IMG_5258Since we were in Lafayette, the home of the University of Louisiana – Lafayette, we decided to get up really early this morning and stop into the bookstore for some “Ragin’ Cajun” gear! Oddly, the store opens at 7:40 a.m., and we were there! A polo, T-shirt, and hat later, we headed back to the campground to reattach the Jeep and take off!
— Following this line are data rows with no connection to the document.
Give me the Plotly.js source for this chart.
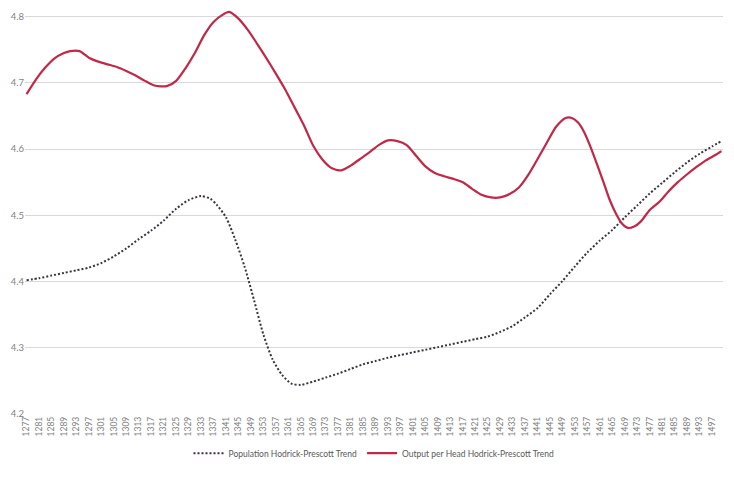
<!DOCTYPE html>
<html>
<head>
<meta charset="utf-8">
<script src="https://cdn.plot.ly/plotly-3.0.1.min.js"></script>
<style>
  body { margin: 0; background: #fff; }
  #chart { width: 734px; height: 478px; outline: 1px solid #d9d9d9; outline-offset: -1px; }
</style>
</head>
<body>
<div id="chart"></div>
<script>
// Data
var pop_years = [1277, 1281, 1285, 1289, 1293, 1297, 1301, 1305, 1309, 1313, 1317, 1321, 1325, 1329,
  1333, 1336, 1338, 1341, 1344, 1347, 1350, 1353, 1356, 1359, 1362, 1365, 1369, 1373, 1377, 1381,
  1385, 1389, 1393, 1397, 1401, 1405, 1409, 1413, 1417, 1421, 1425, 1429, 1433, 1437, 1441, 1445,
  1449, 1453, 1457, 1461, 1465, 1469, 1473, 1477, 1481, 1485, 1489, 1493, 1497, 1500];
var pop_values = [4.402, 4.405, 4.409, 4.413, 4.417, 4.421, 4.428, 4.438, 4.450, 4.464, 4.477, 4.492,
  4.510, 4.523, 4.529, 4.525, 4.516, 4.497, 4.463, 4.422, 4.372, 4.320, 4.282, 4.259, 4.246, 4.244,
  4.249, 4.255, 4.261, 4.268, 4.275, 4.280, 4.285, 4.289, 4.293, 4.297, 4.301, 4.305, 4.309, 4.313,
  4.317, 4.324, 4.333, 4.346, 4.360, 4.381, 4.401, 4.423, 4.444, 4.462, 4.478, 4.497, 4.515, 4.533,
  4.549, 4.565, 4.580, 4.593, 4.604, 4.612];

var out_years = [1277, 1280, 1283, 1286, 1289, 1291, 1294, 1297, 1300, 1303, 1306, 1309, 1312, 1315,
  1318, 1322, 1325, 1328, 1331, 1334, 1337, 1340, 1342, 1345, 1348, 1351, 1354, 1357, 1360, 1363,
  1366, 1369, 1372, 1375, 1378, 1381, 1384, 1387, 1390, 1393, 1396, 1399, 1402, 1405, 1408, 1411,
  1414, 1417, 1420, 1423, 1426, 1429, 1432, 1435, 1438, 1441, 1444, 1447, 1450, 1452, 1454, 1456,
  1458, 1460, 1462, 1464, 1466, 1468, 1470, 1472, 1474, 1477, 1480, 1483, 1486, 1489, 1492, 1495,
  1498, 1500];
var out_values = [4.683, 4.705, 4.723, 4.737, 4.745, 4.748, 4.748, 4.738, 4.732, 4.728, 4.724, 4.718,
  4.711, 4.703, 4.696, 4.695, 4.703, 4.722, 4.745, 4.772, 4.792, 4.803, 4.807, 4.797, 4.780, 4.759,
  4.737, 4.714, 4.690, 4.663, 4.636, 4.605, 4.584, 4.571, 4.568, 4.575, 4.585, 4.595, 4.606, 4.613,
  4.612, 4.606, 4.590, 4.574, 4.564, 4.559, 4.555, 4.550, 4.540, 4.531, 4.527, 4.527, 4.532, 4.542,
  4.561, 4.585, 4.610, 4.634, 4.647, 4.647, 4.640, 4.625, 4.603, 4.578, 4.552, 4.525, 4.504, 4.488,
  4.481, 4.483, 4.490, 4.508, 4.520, 4.536, 4.550, 4.562, 4.573, 4.583, 4.591, 4.597];

var tick_years = [];
for (var t = 1277; t <= 1497; t += 4) {
  tick_years.push(t);
}
var value_ticks = [4.2, 4.3, 4.4, 4.5, 4.6, 4.7, 4.8];

var font_family = 'Lato, "Liberation Sans", sans-serif';
var legend_grey = '#595959';
var tick_grey = '#7f7f7f';

var trace_pop = {
  x: pop_years,
  y: pop_values,
  name: 'Population Hodrick-Prescott Trend',
  type: 'scatter',
  mode: 'lines',
  line: {color: '#3d3340', width: 2, dash: '2px,2px', shape: 'spline', smoothing: 0.7},
};

var trace_out = {
  x: out_years,
  y: out_values,
  name: 'Output per Head Hodrick-Prescott Trend',
  type: 'scatter',
  mode: 'lines',
  line: {color: '#c0294a', width: 2.25, shape: 'spline', smoothing: 0.7},
};

// range goes a hair past 4.8 so the 1342 peak is not clipped
var layout = {
  width: 734,
  height: 478,
  margin: {l: 25, r: 11, t: 10, b: 54},
  paper_bgcolor: 'white',
  plot_bgcolor: 'white',
  font: {family: font_family, color: tick_grey, size: 9},
  showlegend: true,
  legend: {
    orientation: 'h',
    x: 0.5,
    xanchor: 'center',
    y: -0.097,
    yanchor: 'middle',
    font: {size: 8.5, color: legend_grey},
    itemwidth: 30,
  },
  xaxis: {
    range: [1276.5, 1500.5],
    tickmode: 'array',
    tickvals: tick_years,
    ticktext: tick_years.map(String),
    tickangle: -90,
    tickfont: {size: 8.5, color: tick_grey},
    showgrid: false,
    zeroline: false,
    showline: false,
    ticks: '',
  },
  yaxis: {
    range: [4.2, 4.81],
    tickmode: 'array',
    tickvals: value_ticks,
    ticktext: value_ticks.map(function(v) { return v.toFixed(1); }),
    tickfont: {size: 9.5, color: tick_grey},
    gridcolor: '#d9d9d9',
    gridwidth: 1,
    zeroline: false,
    showline: false,
    ticks: '',
  },
};

var config = {displayModeBar: false, staticPlot: true};

Plotly.newPlot('chart', [trace_pop, trace_out], layout, config);
</script>
</body>
</html>
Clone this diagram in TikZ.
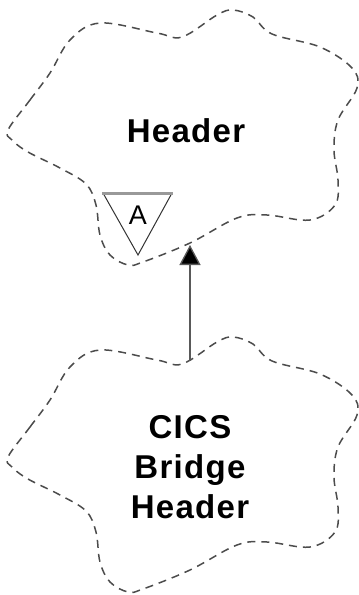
\documentclass[tikz,border=0pt]{standalone}
\usepackage{fontspec}
\setmainfont{Liberation Sans}
\usetikzlibrary{arrows.meta,positioning}

\begin{document}
\begin{tikzpicture}[
        x=1pt, y=-1pt,
        cloud/.style={draw=black!70, line width=1.5pt, dash pattern=on 8pt off 6pt},
        classname/.style={align=center, inner sep=0pt, font=\fontsize{33}{40}\selectfont\bfseries\addfontfeature{LetterSpace=4}},
        arrowstyle/.style={draw=black!65, line width=1.3pt, -{Triangle[length=20pt, width=21pt, fill=black]}}
    ]
        \useasboundingbox (0,0) rectangle (359,595);

        % both clouds share one outline
        \foreach \dy in {0,327}
            \draw[cloud, shift={(0,\dy)}] plot[smooth cycle, tension=0.6] coordinates {
                (8,130) (30,100) (50,73) (70,40) (100,23) (157,33) (182,37)
                (217,15) (233,10) (253,17) (272,34) (320,47) (352,68)
                (357,88) (338,120) (334,150) (338,180) (335,205) (310,220)
                (267,215) (237,218) (190,243) (143,262) (128,265) (110,255)
                (100,235) (96,205) (86,184) (60,168) (28,152) (12,140)};

        \node[classname] (header) at (186,131) {Header};
        \node[classname] (bridge) at (190,467) {CICS\\Bridge\\Header};

        % abstract marker
        \draw[black!80, line width=1pt] (103,193) -- (138,255) -- (172,193);
        \draw[black!40, line width=3pt] (102,193) -- (173,193);
        \node[font=\fontsize{27}{27}\selectfont, inner sep=0pt] (abstract) at (138,215) {A};

        \coordinate (from) at (190,361);
        \coordinate (to) at (190,245);
        \draw[arrowstyle] (from) -- (to);
    \end{tikzpicture}
\end{document}
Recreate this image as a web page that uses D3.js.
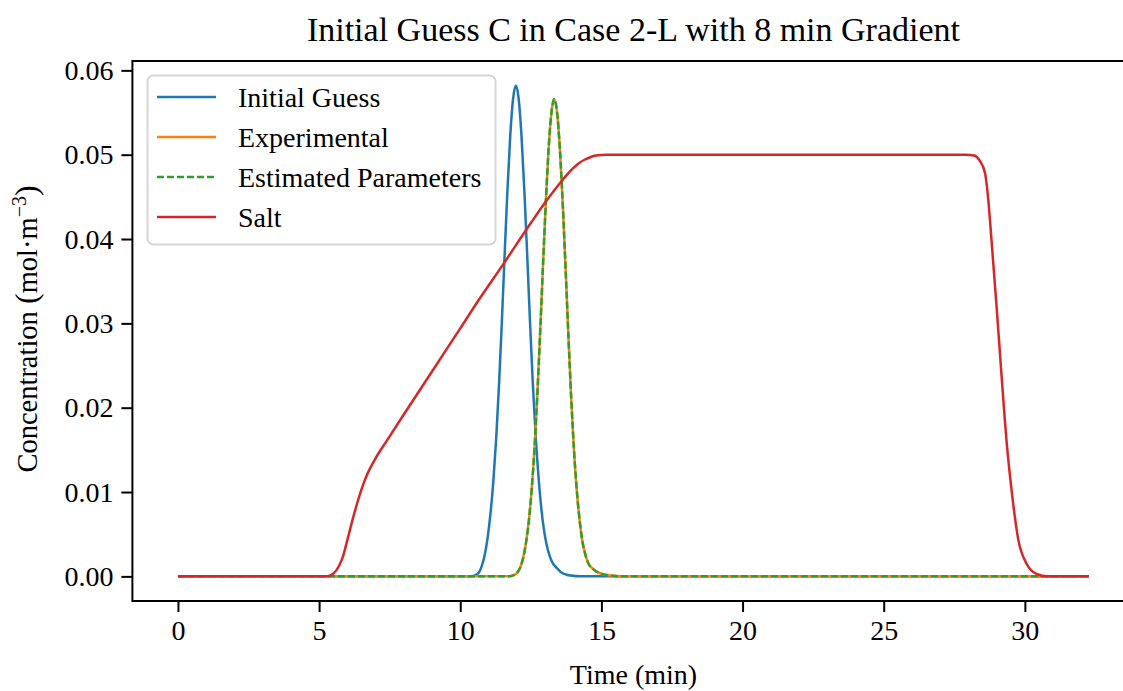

As a side note, we were, in fact, so early to the university bookstore that we stopped for breakfast at Waffle House. Now, if you’ve ever been to a Waffle House you know it’s quite an experience. Usually you are greeted by all of the servers and cooks as you walk in – “Morning, Morning, Morning!” And then it’s very entertaining to watch the show – servers shouting out orders seemingly in code, and the cooks knowing exactly what to prepare. Unfortunately, this was the most subdued Waffle House I have ever witnessed – no greeting, no flair…but the coffee was really hot and the food did not disappoint. I always get the hash browns, “smothered and covered” but look at all the other ways you can get them! We hadn’t been to a Waffle House in quite a while and we can only hope the staff woke up and found their spunk as the day wore on!

So, the take away from our evening and early morning in Lafayette, Louisiana, is… never hesitate to “disconnect” – it’s amazing what you might discover!